Write out the entire listing below exactly as it appears, minus any pictures.

[Source excerpt]:
-=-=-
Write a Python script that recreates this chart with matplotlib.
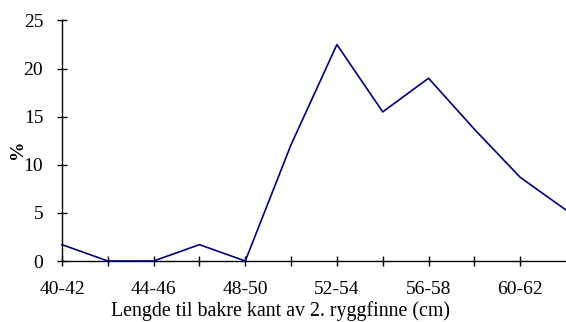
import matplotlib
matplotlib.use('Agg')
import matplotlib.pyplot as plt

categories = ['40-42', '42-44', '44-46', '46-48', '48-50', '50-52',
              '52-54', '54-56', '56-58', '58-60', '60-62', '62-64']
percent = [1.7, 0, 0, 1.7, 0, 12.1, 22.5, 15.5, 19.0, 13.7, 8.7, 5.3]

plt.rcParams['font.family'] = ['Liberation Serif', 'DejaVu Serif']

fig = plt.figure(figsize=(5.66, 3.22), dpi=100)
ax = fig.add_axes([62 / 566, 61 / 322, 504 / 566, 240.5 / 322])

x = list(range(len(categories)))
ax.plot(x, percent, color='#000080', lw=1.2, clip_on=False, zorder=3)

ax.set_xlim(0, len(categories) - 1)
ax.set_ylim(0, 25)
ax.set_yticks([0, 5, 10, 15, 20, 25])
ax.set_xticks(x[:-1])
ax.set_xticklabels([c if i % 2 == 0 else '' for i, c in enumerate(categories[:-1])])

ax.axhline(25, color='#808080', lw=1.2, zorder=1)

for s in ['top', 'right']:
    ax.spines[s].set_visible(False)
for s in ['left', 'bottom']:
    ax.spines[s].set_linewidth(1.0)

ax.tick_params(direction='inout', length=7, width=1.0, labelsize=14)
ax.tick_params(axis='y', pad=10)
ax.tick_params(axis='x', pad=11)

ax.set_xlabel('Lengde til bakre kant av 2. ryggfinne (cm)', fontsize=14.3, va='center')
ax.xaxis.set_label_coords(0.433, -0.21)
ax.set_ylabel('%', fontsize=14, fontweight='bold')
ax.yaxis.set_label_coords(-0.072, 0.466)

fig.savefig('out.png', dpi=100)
-=-=-
[Answer to the task]:
Write a Python script that recreates this chart with matplotlib.
import matplotlib
matplotlib.use('Agg')
import matplotlib.pyplot as plt

categories = ['40-42', '42-44', '44-46', '46-48', '48-50', '50-52',
              '52-54', '54-56', '56-58', '58-60', '60-62', '62-64']
percent = [1.7, 0, 0, 1.7, 0, 12.1, 22.5, 15.5, 19.0, 13.7, 8.7, 5.3]

plt.rcParams['font.family'] = ['Liberation Serif', 'DejaVu Serif']

fig = plt.figure(figsize=(5.66, 3.22), dpi=100)
ax = fig.add_axes([62 / 566, 61 / 322, 504 / 566, 240.5 / 322])

x = list(range(len(categories)))
ax.plot(x, percent, color='#000080', lw=1.2, clip_on=False, zorder=3)

ax.set_xlim(0, len(categories) - 1)
ax.set_ylim(0, 25)
ax.set_yticks([0, 5, 10, 15, 20, 25])
ax.set_xticks(x[:-1])
ax.set_xticklabels([c if i % 2 == 0 else '' for i, c in enumerate(categories[:-1])])

ax.axhline(25, color='#808080', lw=1.2, zorder=1)

for s in ['top', 'right']:
    ax.spines[s].set_visible(False)
for s in ['left', 'bottom']:
    ax.spines[s].set_linewidth(1.0)

ax.tick_params(direction='inout', length=7, width=1.0, labelsize=14)
ax.tick_params(axis='y', pad=10)
ax.tick_params(axis='x', pad=11)

ax.set_xlabel('Lengde til bakre kant av 2. ryggfinne (cm)', fontsize=14.3, va='center')
ax.xaxis.set_label_coords(0.433, -0.21)
ax.set_ylabel('%', fontsize=14, fontweight='bold')
ax.yaxis.set_label_coords(-0.072, 0.466)

fig.savefig('out.png', dpi=100)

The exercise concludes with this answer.